What he didn’t say…..

What he didn’t say….

Twenty two years ago today I stood in the hallway at Baptist Hospital in Nashville, Tennessee, in great sorrow.  Earlier in the afternoon Leann and I were informed at a three-times-weekly ultrasound that our daughter, Gretchen, had died before she was born.  Her twin sister, Lindsay, would be delivered by C-Section and had a tentative start at life, but celebrated her 22nd birthday today as a recent college graduate – healthy, beautiful, ready to make her own mark in the world.

My friend, Joe Walker, showed up after he heard the news.  I remember we stood there in silence.  I remember thinking how I could not imagine being him right now…what could I possibly say to somebody in this dark and sorrowful reality?  He said nothing.  He did just what he was supposed to do.  He was there – present with me at a time when that is really what I needed more than anything.  Just somebody to be present.  So I post this poem I wrote about ten years later remembering that very hard day.

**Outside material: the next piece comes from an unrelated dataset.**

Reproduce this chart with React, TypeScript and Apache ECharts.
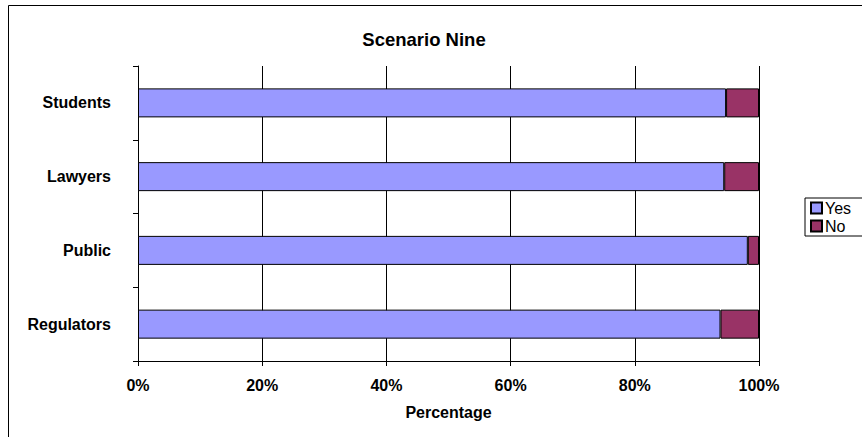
import React, { useEffect, useRef } from "react";
import * as echarts from "echarts";

// Survey groups, top to bottom
const categories = ["Students", "Lawyers", "Public", "Regulators"];
// Share of answers per group, in percent
const yesValues = [94.7, 94.4, 98.2, 93.8];
const noValues = [5.3, 5.6, 1.8, 6.2];
const seriesNames = ["Yes", "No"];
const xTicks = [0, 20, 40, 60, 80, 100];

const FONT = "'Liberation Sans', Arial, sans-serif";

export default function App() {
  const ref = useRef<HTMLDivElement>(null);

  useEffect(() => {
    if (!ref.current) return;
    const chart = echarts.init(ref.current, undefined, { renderer: "svg" });
    chart.setOption({
      animation: false,
      backgroundColor: "#ffffff",
      textStyle: { fontFamily: FONT, color: "#000" },
      title: {
        text: "Scenario Nine",
        left: 419,
        top: 25,
        textAlign: "center",
        textStyle: { fontFamily: FONT, fontSize: 18.5, fontWeight: "bold", color: "#000" },
      },
      graphic: [
        {
          type: "rect",
          silent: true,
          shape: { x: 8.5, y: 5.5, width: 900, height: 500 },
          style: { fill: "none", stroke: "#000", lineWidth: 1 },
        },
      ],
      legend: {
        orient: "vertical",
        left: 805,
        top: 198,
        data: seriesNames,
        icon: "rect",
        itemWidth: 11,
        itemHeight: 11,
        itemGap: 2,
        padding: [2, 12, 2, 5],
        borderColor: "#000",
        borderWidth: 1,
        textStyle: { fontFamily: FONT, fontSize: 16, color: "#000", padding: [0, 0, 0, -2] },
      },
      grid: { left: 138, right: 103, top: 66, bottom: 76, containLabel: false },
      xAxis: {
        type: "value",
        min: xTicks[0],
        max: xTicks[xTicks.length - 1],
        interval: 20,
        name: "Percentage",
        nameLocation: "middle",
        nameGap: 43,
        nameTextStyle: { fontFamily: FONT, fontSize: 16, fontWeight: "bold", color: "#000" },
        axisLine: { show: true, lineStyle: { color: "#000", width: 1 } },
        axisTick: { show: true, length: 5, lineStyle: { color: "#000" } },
        axisLabel: {
          formatter: "{value}%",
          margin: 16,
          fontFamily: FONT,
          fontSize: 16,
          fontWeight: "bold",
          color: "#000",
        },
        splitLine: { show: true, lineStyle: { color: "#000", width: 1 } },
      },
      yAxis: {
        type: "category",
        data: categories,
        inverse: true,
        axisLine: { show: true, lineStyle: { color: "#000", width: 1 } },
        axisTick: { show: true, length: 5, alignWithLabel: false, lineStyle: { color: "#000" } },
        axisLabel: {
          margin: 27,
          fontFamily: FONT,
          fontSize: 16,
          fontWeight: "bold",
          color: "#000",
        },
        splitLine: { show: false },
      },
      series: [
        {
          name: seriesNames[0],
          type: "bar",
          stack: "total",
          barWidth: 29,
          data: yesValues,
          itemStyle: { color: "#9999FF", borderColor: "#000", borderWidth: 1 },
        },
        {
          name: seriesNames[1],
          type: "bar",
          stack: "total",
          barWidth: 29,
          data: noValues,
          itemStyle: { color: "#993366", borderColor: "#000", borderWidth: 1 },
        },
      ],
    });
    return () => chart.dispose();
  }, []);

  return (
    <div
      ref={ref}
      style={{ position: "fixed", left: 0, top: 0, width: 862, height: 437 }}
    />
  );
}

The premise set forth in the title comes from the notion of the famous person that is proclaimed to have done something important some place(IE: “Washington slept here.”)

God Wept Here

If God wept everywhere they say he did,
he would be a God of a river of tears.

I stood in silence
waiting on my bride
but not with a crowd,
not to walk down the aisle,
not to stand beside her
making promises
that would carry us through the years.

A light blue hospital hall,
a wall painted with hope
where sometimes there is none,
and a man,
my friend,
just an ordinary Joe
with his head bowed
and no words to say,
a good thing because
God cannot speak
at a time like this;
God can only weep.

The nurse calls me in,
my double pregnant wife
flat backed down,
the bridal gown traded
for a blue paper tent
draped from her chin
and poled pup-tent like
before her knees,
as if we need to
what is going on behind that wall
to be frightened
by this scene from our wonderful life.

The nurse seats me
by the sad bed
head bowed, elbows on knees,
leaning my face almost
to a mother’s shoulder
where our babies should be.
The mother reaches her ringless hand
for my inadequate help,
for wordless silent prayer
bathed in tears.

A human font of baptismal water
and wine-colored blood will flow
from the ballooned stomach
when they cut the bulging chrysalis
and open the grave
where our baby girls now lay.

One will be exhumed
for me to hold and sing
a final lullaby,
the other to open her wings,
receive the breath of life
from the weeping God,
salted soft wind breath
breathed into virgin lungs
that provide virgin birth
all over again.

And Joe still stands outside
or has Jesus taken his place
with a face like my friend?

“God wept here,”

the mental memorial reads
that I hung in the blue hall
with walls I still lean against
when I see my friend,
when I see God.

Matt Steinhauer – April 25, 2001



3 thoughts on “What he didn’t say…..

  1. What an awesome poem. I never knew that story. Tate was a twin. His sibling didn’t make it as far, but I never knew we shared that in common. I do know that God wept, and sustained us through the rest of Brenda’s pregnancy and in the difficult and joyous days to come.